During testing, Devindra found the RX 6600 to be a capable gaming card. It reached 120FPS in Destiny 2 with maxed out graphics, but stumbled when he pushed the game to 1440p. Similarly, during the Hitman 3 benchmark, the GPU reached a respectable 138fps in 1080p, but again faltered once Devindra pushed it to 1440p. He says the RX 6600 could be an upgrade for some because of its Smart Access Memory, which allows your CPU to directly address your video card’s RAM. Otherwise, he says the GPU can only compete if the market stabilizes and the price drops below $300.
Nicole Lee approves of the design updates made to Facebook’s Portal Go, which now features a grey fabric enclosure and rounded corners. The improvements make the Go easy to prop up on a lap or hold while you walk around the house. Part tablet and part smart display, the Go touts smart camera tracking via the 12-megapixel wide-angle lens that uses AI-powered technology to automatically pan and zoom to keep you in frame. This makes it easier to get several people in the picture on a call, and it works in third-party apps as well.

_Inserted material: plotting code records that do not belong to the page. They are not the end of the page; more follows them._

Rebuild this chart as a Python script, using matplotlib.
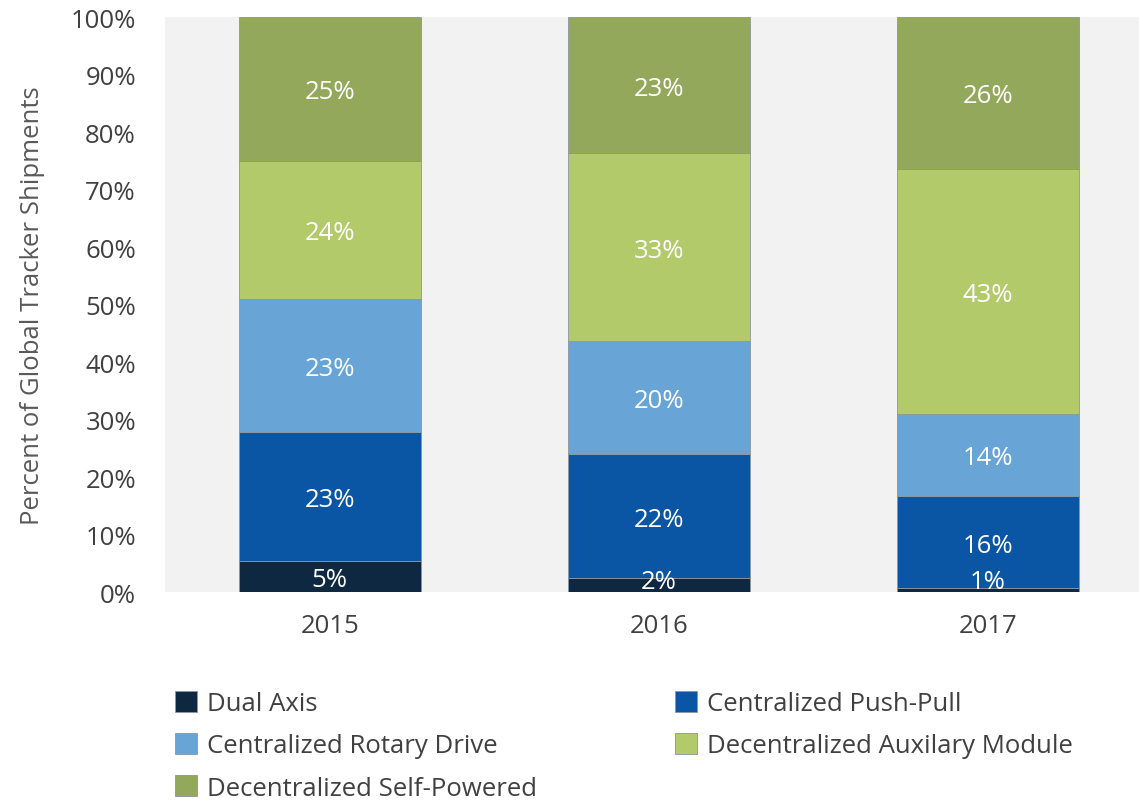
import matplotlib.pyplot as plt
import numpy as np

years = ['2015', '2016', '2017']
series = ['Dual Axis', 'Centralized Push-Pull', 'Centralized Rotary Drive',
          'Decentralized Auxilary Module', 'Decentralized Self-Powered']
dual_axis = [5.4, 2.4, 0.7]
push_pull = [22.4, 21.6, 16.0]
rotary = [23.2, 19.7, 14.3]
aux_module = [24.0, 32.6, 42.6]
self_powered = [25.0, 23.7, 26.4]
labels = [['5%', '2%', '1%'],
          ['23%', '22%', '16%'],
          ['23%', '20%', '14%'],
          ['24%', '33%', '43%'],
          ['25%', '23%', '26%']]
colors = ['#0e2841', '#0b56a4', '#68a4d6', '#b3ca6a', '#93a85b']

plt.rcParams['font.family'] = ['Open Sans', 'DejaVu Sans']
fs = 18.5

fig = plt.figure(figsize=(11.39, 8.04), dpi=100)
ax = fig.add_axes([0.145, 0.2624, 0.855, 0.7152])
ax.set_facecolor('#f2f2f2')

x = np.arange(len(years))
bottom = np.zeros(len(years))
handles = []
for i, vals in enumerate([dual_axis, push_pull, rotary, aux_module, self_powered]):
    vals = np.array(vals)
    b = ax.bar(x, vals, 0.553, bottom=bottom, color=colors[i],
               edgecolor='#8c96a0', linewidth=0.6, label=series[i])
    handles.append(b)
    for j in range(len(years)):
        yc = max(bottom[j] + vals[j] / 2, 2.3)
        ax.text(x[j], yc, labels[i][j], ha='center', va='center_baseline',
                color='white', fontsize=fs)
    bottom += vals

ax.set_xlim(-0.5, 2.46)
ax.set_ylim(0, 100)
ax.set_yticks(np.arange(0, 101, 10))
ax.set_yticklabels(['{}%'.format(v) for v in range(0, 101, 10)])
ax.set_xticks(x)
ax.set_xticklabels(years)
ax.tick_params(length=0, labelsize=fs, labelcolor='#404040')
ax.tick_params(axis='y', pad=21)
ax.tick_params(axis='x', pad=15)
for s in ax.spines.values():
    s.set_visible(False)
ax.set_ylabel('Percent of Global Tracker Shipments', fontsize=fs, color='#595959')
ax.yaxis.set_label_coords(-0.123, 0.5)

order = [0, 2, 4, 1, 3]
fig.legend([handles[k] for k in order], [series[k] for k in order],
           loc='upper left', bbox_to_anchor=(0.1536, 0.139), ncol=2, frameon=False,
           fontsize=fs, handlelength=0.85, handleheight=0.85, handletextpad=0.4,
           columnspacing=5.37, labelspacing=0.66, labelcolor='#404040',
           borderpad=0, borderaxespad=0)

fig.savefig('out.png', dpi=100)
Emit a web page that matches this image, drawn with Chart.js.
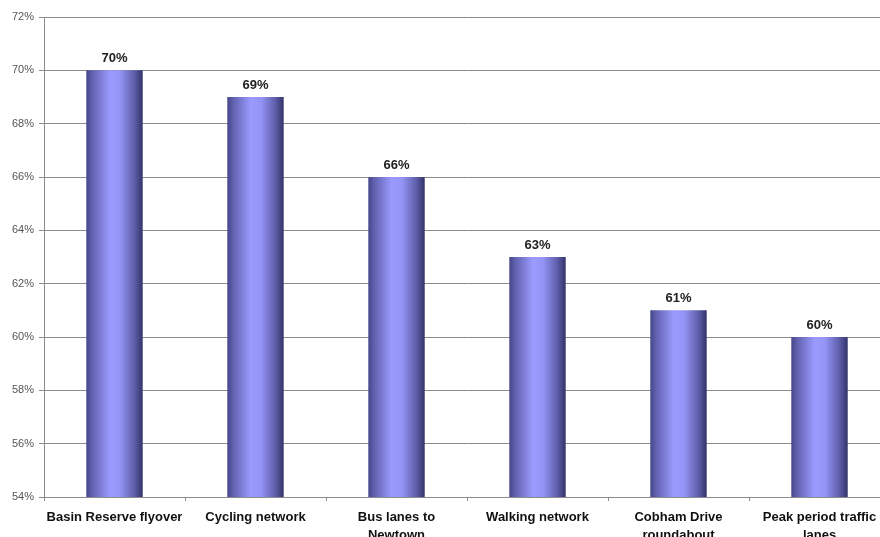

Nicole says she was impressed by the video capabilities of the 10.1-inch display, which has the same 1,280 x 800 resolution as previous Portal devices. She was particularly pleased by the adaptive lighting features like Night Mode, which reduces the amount of blue light in the evening. It also provides decent audio thanks to its two full-range speakers and subwoofer, so it can double as a portable speaker in a pinch. Nicole also managed to squeeze a little over six hours out of the battery — more than the company’s claims of five. Despite this, she says the Go is your best choice only if Facebook Messenger and WhatsApp are your primary video call services.
Although I like the app I use to track my twins’ daily habits, I was curious about Talli’s dedicated hardware. A sleek box with eight buttons , the Talli is intended to help busy parents track their kids’ stats with a single button press. I have to admit: I found it a lot more useful than I thought I would. Being able to push a button to log a medication or a bottle without having to open my phone, launch an app and enter in details was a welcome relief.
The Talli tracker also pairs with an app that records and graphs your child’s daily activities. The app is standalone, meaning you don’t have to buy the physical tracker to use it, and there’s no subscription required in order to access features or data. If you get the device, it runs on AA batteries and can be left freestanding or be wall mounted. I’ll admit I had a challenging time trying to find the exact right location for the Talli. Grabbing it often resulted in an accidental button press, but that didn’t diminish its usefulness. It can also work alongside an Alexa skill enabling parents to log events by saying “Alexa, tell Talli Baby that Sam had a bottle.” At $99, it’s a bit pricey for a single-function device, but if you’re looking to establish a routine of recording your baby’s habits, it can make things more convenient.